» **OBJECTIVE**:
Reproduce the full listing below unchanged, apart from the pictures.

» **DATA**:
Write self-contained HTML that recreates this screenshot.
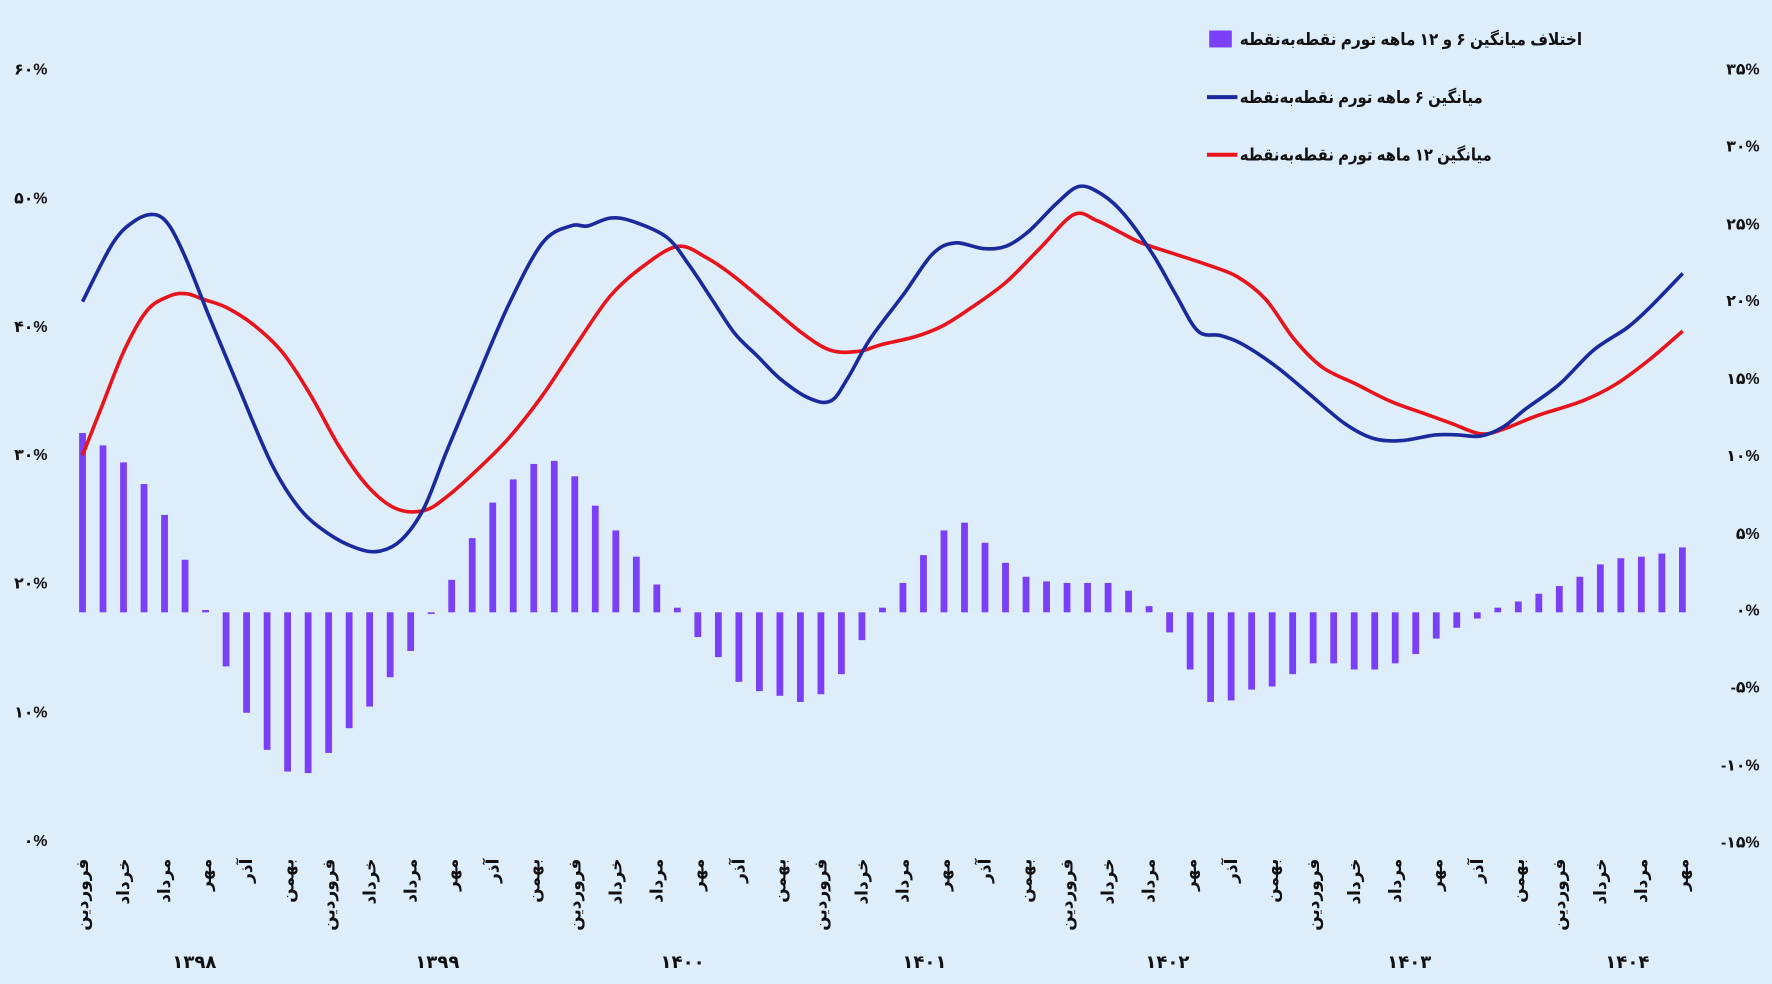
<!DOCTYPE html>
<html><head><meta charset="utf-8"><style>
html,body{margin:0;padding:0;background:#deedfa;}
svg{display:block}
text{font-family:"Liberation Sans","Noto Sans CJK SC","DejaVu Sans",sans-serif;font-weight:bold;fill:#111;}
</style></head><body>
<svg id="s" width="1772" height="984" viewBox="0 0 1568 871" preserveAspectRatio="none" xmlns="http://www.w3.org/2000/svg">
<rect width="1568" height="871" fill="#deedfa"/>
<g id="bars" fill="#7b3ff5"></g>
<path id="red" fill="none" stroke="#e8141c" stroke-width="3.2" stroke-linejoin="round"/>
<path id="blue" fill="none" stroke="#1a2a9c" stroke-width="3.2" stroke-linejoin="round"/>
<g font-size="14" text-anchor="end">
<text x="42" y="66">۶۰%</text><text x="42" y="180">۵۰%</text><text x="42" y="294">۴۰%</text>
<text x="42" y="407">۳۰%</text><text x="42" y="521">۲۰%</text><text x="42" y="635">۱۰%</text><text x="42" y="749">۰%</text>
</g>
<g font-size="14" text-anchor="end" direction="ltr">
<text x="1557" y="66">۳۵%</text><text x="1557" y="134">۳۰%</text><text x="1557" y="203">۲۵%</text>
<text x="1557" y="271">۲۰%</text><text x="1557" y="340">۱۵%</text><text x="1557" y="408">۱۰%</text>
<text x="1557" y="477">۵%</text><text x="1557" y="545">۰%</text><text x="1557" y="613">-۵%</text>
<text x="1557" y="682">-۱۰%</text><text x="1557" y="750">-۱۵%</text>
</g>
<g id="mlab" font-size="15" text-anchor="end"></g>
<g font-size="16" text-anchor="middle">
<text x="172" y="857">۱۳۹۸</text><text x="387" y="857">۱۳۹۹</text><text x="604" y="857">۱۴۰۰</text>
<text x="818" y="857">۱۴۰۱</text><text x="1033" y="857">۱۴۰۲</text><text x="1247" y="857">۱۴۰۳</text><text x="1440" y="857">۱۴۰۴</text>
</g>
<g font-size="15">
<rect x="1070" y="27" width="20" height="15" fill="#7b3ff5"/>
<text x="1097" y="40" textLength="303" lengthAdjust="spacingAndGlyphs">اختلاف میانگین ۶ و ۱۲ ماهه تورم نقطه‌به‌نقطه</text>
<line x1="1068" y1="86" x2="1095" y2="86" stroke="#1a2a9c" stroke-width="3.5"/>
<text x="1097" y="91" textLength="215" lengthAdjust="spacingAndGlyphs">میانگین ۶ ماهه تورم نقطه‌به‌نقطه</text>
<line x1="1068" y1="137" x2="1095" y2="137" stroke="#e8141c" stroke-width="3.5"/>
<text x="1097" y="142" textLength="223" lengthAdjust="spacingAndGlyphs">میانگین ۱۲ ماهه تورم نقطه‌به‌نقطه</text>
</g>
</svg>
<script>
var NS="http://www.w3.org/2000/svg";
var vals=[11.6,10.8,9.7,8.3,6.3,3.4,0.15,-3.5,-6.5,-8.9,-10.3,-10.4,-9.1,-7.5,-6.1,-4.2,-2.5,-0.1,2.1,4.8,7.1,8.6,9.6,9.8,8.8,6.9,5.3,3.6,1.8,0.3,-1.6,-2.9,-4.5,-5.1,-5.4,-5.8,-5.3,-4.0,-1.8,0.3,1.9,3.7,5.3,5.8,4.5,3.2,2.3,2.0,1.9,1.9,1.9,1.4,0.4,-1.3,-3.7,-5.8,-5.7,-5.0,-4.8,-4.0,-3.3,-3.3,-3.7,-3.7,-3.3,-2.7,-1.7,-1.0,-0.4,0.3,0.7,1.2,1.7,2.3,3.1,3.5,3.6,3.8,4.2];
var bars=document.getElementById("bars"),x0=73,dx=18.15,zero=542,k=68.4/5;
vals.forEach(function(v,i){var r=document.createElementNS(NS,"rect");var h=Math.max(Math.abs(v)*k,1.5);var x=x0+i*dx;
r.setAttribute("x",x-3);r.setAttribute("width",6);r.setAttribute("y",v>=0?zero-h:zero);r.setAttribute("height",h);bars.appendChild(r);});
var months=["فروردین","خرداد","مرداد","مهر","آذر","بهمن"];var ml=document.getElementById("mlab");
for(var i=0;i<79;i+=2){var t=document.createElementNS(NS,"text");var x=x0+i*dx+5;t.setAttribute("transform","translate("+x+",760) rotate(-90)");t.textContent=months[(i/2)%6];ml.appendChild(t);}
function path(p){var d="M"+p[0][0]+","+p[0][1];for(var i=0;i<p.length-1;i++){var a=p[Math.max(i-1,0)],b=p[i],c=p[i+1],e=p[Math.min(i+2,p.length-1)];
var c1=[b[0]+(c[0]-a[0])/6,b[1]+(c[1]-a[1])/6],c2=[c[0]-(e[0]-b[0])/6,c[1]-(e[1]-b[1])/6];d+=" C"+c1+" "+c2+" "+c;}return d;}
var blue=[[73,267],[100,215],[120,195],[137,190],[150,200],[165,230],[185,280],[210,340],[240,410],[265,450],[290,472],[315,485],[335,488],[355,478],[375,450],[395,400],[420,340],[450,270],[480,215],[505,200],[520,200],[540,193],[560,196],[590,210],[610,235],[630,265],[650,295],[670,315],[690,335],[715,352],[735,355],[750,335],[770,300],[800,260],[825,225],[845,215],[870,220],[890,218],[910,205],[935,180],[955,165],[975,172],[995,190],[1020,225],[1040,260],[1060,293],[1080,297],[1100,305],[1130,325],[1160,350],[1190,375],[1215,388],[1240,390],[1270,385],[1290,385],[1310,386],[1330,378],[1350,362],[1380,340],[1410,310],[1440,290],[1460,272],[1489,242]];
var red=[[73,403],[90,360],[110,310],[130,275],[150,262],[165,260],[180,265],[200,272],[225,288],[250,312],[275,350],[300,395],[325,430],[350,450],[375,452],[395,440],[420,418],[450,388],[480,350],[510,305],[540,262],[570,235],[600,218],[625,228],[650,245],[680,270],[710,295],[735,310],[760,311],[780,305],[810,298],[835,288],[860,272],[890,250],[920,220],[950,190],[970,195],[990,205],[1010,215],[1040,225],[1070,235],[1095,245],[1120,265],[1145,300],[1170,325],[1200,340],[1230,355],[1260,366],[1285,375],[1310,384],[1330,380],[1360,368],[1400,355],[1430,340],[1460,318],[1489,293]];
document.getElementById("blue").setAttribute("d",path(blue));
document.getElementById("red").setAttribute("d",path(red));
</script>
</body></html>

» **COMPLETE RESPONSE**:
Write self-contained HTML that recreates this screenshot.
<!DOCTYPE html>
<html><head><meta charset="utf-8"><style>
html,body{margin:0;padding:0;background:#deedfa;}
svg{display:block}
text{font-family:"Liberation Sans","Noto Sans CJK SC","DejaVu Sans",sans-serif;font-weight:bold;fill:#111;}
</style></head><body>
<svg id="s" width="1772" height="984" viewBox="0 0 1568 871" preserveAspectRatio="none" xmlns="http://www.w3.org/2000/svg">
<rect width="1568" height="871" fill="#deedfa"/>
<g id="bars" fill="#7b3ff5"></g>
<path id="red" fill="none" stroke="#e8141c" stroke-width="3.2" stroke-linejoin="round"/>
<path id="blue" fill="none" stroke="#1a2a9c" stroke-width="3.2" stroke-linejoin="round"/>
<g font-size="14" text-anchor="end">
<text x="42" y="66">۶۰%</text><text x="42" y="180">۵۰%</text><text x="42" y="294">۴۰%</text>
<text x="42" y="407">۳۰%</text><text x="42" y="521">۲۰%</text><text x="42" y="635">۱۰%</text><text x="42" y="749">۰%</text>
</g>
<g font-size="14" text-anchor="end" direction="ltr">
<text x="1557" y="66">۳۵%</text><text x="1557" y="134">۳۰%</text><text x="1557" y="203">۲۵%</text>
<text x="1557" y="271">۲۰%</text><text x="1557" y="340">۱۵%</text><text x="1557" y="408">۱۰%</text>
<text x="1557" y="477">۵%</text><text x="1557" y="545">۰%</text><text x="1557" y="613">-۵%</text>
<text x="1557" y="682">-۱۰%</text><text x="1557" y="750">-۱۵%</text>
</g>
<g id="mlab" font-size="15" text-anchor="end"></g>
<g font-size="16" text-anchor="middle">
<text x="172" y="857">۱۳۹۸</text><text x="387" y="857">۱۳۹۹</text><text x="604" y="857">۱۴۰۰</text>
<text x="818" y="857">۱۴۰۱</text><text x="1033" y="857">۱۴۰۲</text><text x="1247" y="857">۱۴۰۳</text><text x="1440" y="857">۱۴۰۴</text>
</g>
<g font-size="15">
<rect x="1070" y="27" width="20" height="15" fill="#7b3ff5"/>
<text x="1097" y="40" textLength="303" lengthAdjust="spacingAndGlyphs">اختلاف میانگین ۶ و ۱۲ ماهه تورم نقطه‌به‌نقطه</text>
<line x1="1068" y1="86" x2="1095" y2="86" stroke="#1a2a9c" stroke-width="3.5"/>
<text x="1097" y="91" textLength="215" lengthAdjust="spacingAndGlyphs">میانگین ۶ ماهه تورم نقطه‌به‌نقطه</text>
<line x1="1068" y1="137" x2="1095" y2="137" stroke="#e8141c" stroke-width="3.5"/>
<text x="1097" y="142" textLength="223" lengthAdjust="spacingAndGlyphs">میانگین ۱۲ ماهه تورم نقطه‌به‌نقطه</text>
</g>
</svg>
<script>
var NS="http://www.w3.org/2000/svg";
var vals=[11.6,10.8,9.7,8.3,6.3,3.4,0.15,-3.5,-6.5,-8.9,-10.3,-10.4,-9.1,-7.5,-6.1,-4.2,-2.5,-0.1,2.1,4.8,7.1,8.6,9.6,9.8,8.8,6.9,5.3,3.6,1.8,0.3,-1.6,-2.9,-4.5,-5.1,-5.4,-5.8,-5.3,-4.0,-1.8,0.3,1.9,3.7,5.3,5.8,4.5,3.2,2.3,2.0,1.9,1.9,1.9,1.4,0.4,-1.3,-3.7,-5.8,-5.7,-5.0,-4.8,-4.0,-3.3,-3.3,-3.7,-3.7,-3.3,-2.7,-1.7,-1.0,-0.4,0.3,0.7,1.2,1.7,2.3,3.1,3.5,3.6,3.8,4.2];
var bars=document.getElementById("bars"),x0=73,dx=18.15,zero=542,k=68.4/5;
vals.forEach(function(v,i){var r=document.createElementNS(NS,"rect");var h=Math.max(Math.abs(v)*k,1.5);var x=x0+i*dx;
r.setAttribute("x",x-3);r.setAttribute("width",6);r.setAttribute("y",v>=0?zero-h:zero);r.setAttribute("height",h);bars.appendChild(r);});
var months=["فروردین","خرداد","مرداد","مهر","آذر","بهمن"];var ml=document.getElementById("mlab");
for(var i=0;i<79;i+=2){var t=document.createElementNS(NS,"text");var x=x0+i*dx+5;t.setAttribute("transform","translate("+x+",760) rotate(-90)");t.textContent=months[(i/2)%6];ml.appendChild(t);}
function path(p){var d="M"+p[0][0]+","+p[0][1];for(var i=0;i<p.length-1;i++){var a=p[Math.max(i-1,0)],b=p[i],c=p[i+1],e=p[Math.min(i+2,p.length-1)];
var c1=[b[0]+(c[0]-a[0])/6,b[1]+(c[1]-a[1])/6],c2=[c[0]-(e[0]-b[0])/6,c[1]-(e[1]-b[1])/6];d+=" C"+c1+" "+c2+" "+c;}return d;}
var blue=[[73,267],[100,215],[120,195],[137,190],[150,200],[165,230],[185,280],[210,340],[240,410],[265,450],[290,472],[315,485],[335,488],[355,478],[375,450],[395,400],[420,340],[450,270],[480,215],[505,200],[520,200],[540,193],[560,196],[590,210],[610,235],[630,265],[650,295],[670,315],[690,335],[715,352],[735,355],[750,335],[770,300],[800,260],[825,225],[845,215],[870,220],[890,218],[910,205],[935,180],[955,165],[975,172],[995,190],[1020,225],[1040,260],[1060,293],[1080,297],[1100,305],[1130,325],[1160,350],[1190,375],[1215,388],[1240,390],[1270,385],[1290,385],[1310,386],[1330,378],[1350,362],[1380,340],[1410,310],[1440,290],[1460,272],[1489,242]];
var red=[[73,403],[90,360],[110,310],[130,275],[150,262],[165,260],[180,265],[200,272],[225,288],[250,312],[275,350],[300,395],[325,430],[350,450],[375,452],[395,440],[420,418],[450,388],[480,350],[510,305],[540,262],[570,235],[600,218],[625,228],[650,245],[680,270],[710,295],[735,310],[760,311],[780,305],[810,298],[835,288],[860,272],[890,250],[920,220],[950,190],[970,195],[990,205],[1010,215],[1040,225],[1070,235],[1095,245],[1120,265],[1145,300],[1170,325],[1200,340],[1230,355],[1260,366],[1285,375],[1310,384],[1330,380],[1360,368],[1400,355],[1430,340],[1460,318],[1489,293]];
document.getElementById("blue").setAttribute("d",path(blue));
document.getElementById("red").setAttribute("d",path(red));
</script>
</body></html>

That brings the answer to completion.